Dans son livre « La Citadelle« , l’ancien ministre de l’Éducation nationale Jean-Michel Blanquer taille un gigantesque costard à son prédécesseur de sinistre mémoire François Bayrou. Ces lignes sont affutés, amusantes, pertinentes. En voici quelques extraits :

Les soutiens les plus divers font toujours cortège aux jours heureux. Les premières réussites me valurent ainsi de nouveaux amis. François Bayrou me fit d’emblée un effet étonnant.
Très chaleureux, il me rendait de fréquentes visites.
« Tu sais que la cheminée, c’est moi qui l’ai fait refaire.
– Merci François. Grâce à toi, j’aurai moins froid dans ce grand bureau. »
Je sentais qu’il attendait une reconnaissance plus grande encore d’un tel accomplissement. Il était capable de prononcer des compliments dès lors qu’il pouvait les relier à des compliments plus forts qu’il se faisait à lui-même.

Ayant fait carrière très jeune avec des idées très simples, il avait d’emblée brûlé son capital politique en proposant d’abroger la loi Falloux. Il souhaitait ainsi ouvrir la possibilité aux communes d’aider les écoles privées dans leurs investissements. On n’abat pas impunément des arbres centenaires, surtout s’ils ne font ombrage à rien. Le projet mit la foule dans la rue. Bayrou permit à la gauche d’égaler la mobilisation que la droite avait obtenue dix ans plus tôt contre le projet Savary.

Dans la situation du joueur qui marque un but contre son camp alors que son équipe menait, François Bayrou fut alors très proche de la sortie à l’orée de l’accomplissement de ses ambitions. Sitôt promu, sitôt perdu.
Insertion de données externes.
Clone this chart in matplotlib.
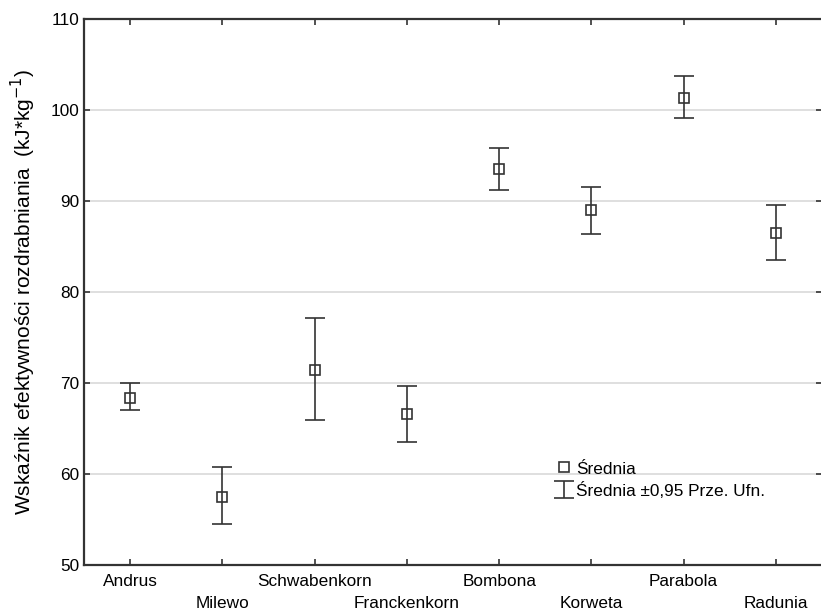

Le jeune ministre trouva alors la martingale : la vente à l’encan de la maison dont il avait la charge. En clair, il donna les clés au SNES, le principal syndicat enseignant. Près de quatre ans passèrent ainsi, au mitan d’une décennie dont nous payons encore le prix, où toutes les concessions furent faites.

Bayrou tire de cette période l’idée qu’il connaît mieux que personne le monde enseignant. Il explique volontiers ce que pense selon lui le professeur ordinaire. Ses vues se limitent en général à des conseils de prudence. Sa vision de l’éducation rejoint ainsi sa vision politique générale. De grands principes sont affichés comme l’équilibre budgétaire ou le retour de l’autorité. Mais, sitôt que l’on en vient aux travaux pratiques, il est plutôt question de compromis, de pause ou d’exception.

(…)

Voyant la popularité des thèmes que je portais, notamment autour de la question des savoirs fondamentaux, il dessinait une parenté avec ce qu’il avait pu accomplir lui-même. Je devenais par sa magie le fils spirituel de celui dont on devait comprendre qu’il était un grand précurseur. Il ne fallait pas trop interroger ce parrain d’adoption sur une quelconque illustration concrète de ce courage d’autrefois. Il se référait alors toujours à son livre, La Décennie des malappris, opuscule estimable qui avait rejoint la bibliothèque assez vaste des ouvrages nostalgiques et imprécateurs sur l’école. Un peu comme si Foch, en septembre 1914, avait décidé plutôt que de livrer la bataille de la Marne d’écrire un intéressant traité sur l’art militaire. Et qui, plein de lucidité rétrospective, aurait occupé le reste de ses jours à expliquer à une France envahie ce qu’il aurait fallu faire.

(…)

On comprenait alors ce que d’autres, comme Simone Veil ou Jacques Chirac, avaient vu avant moi : ce qui comptait pour François Bayrou, c’était le verbe plutôt que l’acte, l’apparence plutôt que la réalité, les joies de Narcisse plutôt que les travaux d’Hercule.
Au moins ne pouvait-on pas lui ôter une chose : sa capacité à distinguer l’essentiel de l’accessoire. Il faut dire qu’il avait une lunette infaillible pour en faire le départ : l’essentiel, c’était lui, et l’accessoire, c’était les autres.